I’m sorry. I’ve said those words so many times they’re engraved into my brain. But not once did I not mean them.
I know it was the night before Valentine’s Day, I know it was an awful thing to do, and I know I broke your heart. But the thing is – it wasn’t about you. It wasn’t even about me.
I never wanted to hurt you, and as awful as this may sound, you weren’t even on my mind when I did it.
I texted him for something other than sex, but that’s what I got along with it. You know what I wanted in the first place, and you also knew what it would cost me.
I did, too.
I know I came over the next morning, with my tail between my legs, ashamed, dirty, and loaded. I know you kicked me out of your house and told me that you could never trust me again – and you didn’t.
But I also know that you never said the words “I’m breaking up with you”, because neither of us wanted that. What we wanted was something we couldn’t have – a healthy relationship.
What you don’t know is that when it happened, I didn’t want it. I tried to stop it, but was too scared and too high to do anything about it. No, I didn’t say no. But I also didn’t say yes.
That doesn’t excuse what I did to you. I knew where our relationship would go if I even put myself in that situation. I knew how you would feel about me, and how I would feel about myself.
There are so many things about that night I never told you, though. Not once did I realize it was the night before Valentine’s Day, not until the next morning. Not once did I know he was in a relationship too. Not once did I think about how this would affect you. And not once did I want to do what I did.

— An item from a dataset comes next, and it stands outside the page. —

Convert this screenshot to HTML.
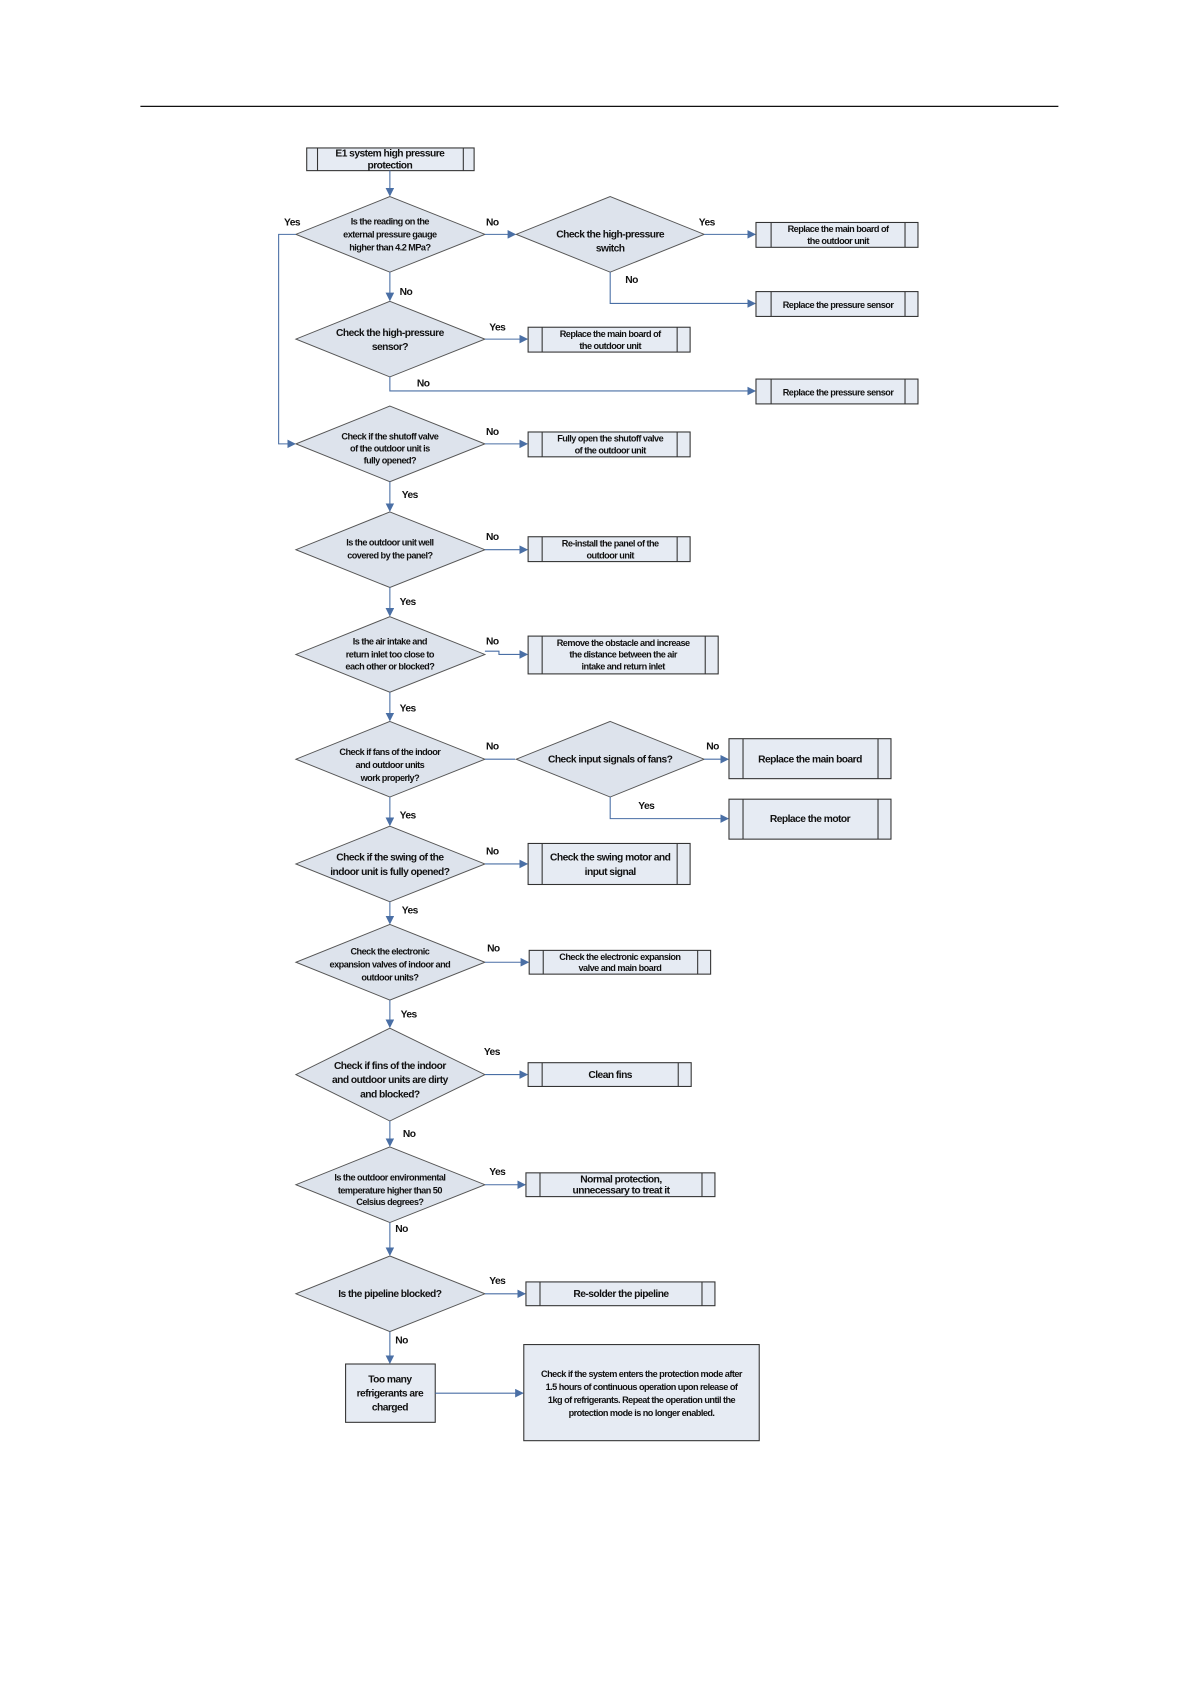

It was a distraction, you see. Sleep with him, or take the pills. I wanted to hold out for one more night, because the one thing I did think about was how I didn’t want to put you through that final thing. So I chose what I saw as the better option.
I know it wasn’t a good option, and I know I hurt you. I know I’ve said, “I’m sorry” a million times, and that you might never completely forgive me. That’s okay.
We’ve both moved on since then, and now we live hours apart, in different relationships and different parts of our lives.
I just want you to know that I’m not there anymore. I’m not making that decision, and I haven’t since that night. I’m not doing those things and feeling those ways.
I’m happy now, and I sincerely hope you are too.
I know what I did to you. I know I broke us, and it kills me to write that down. But I always was, and always will be, sorry.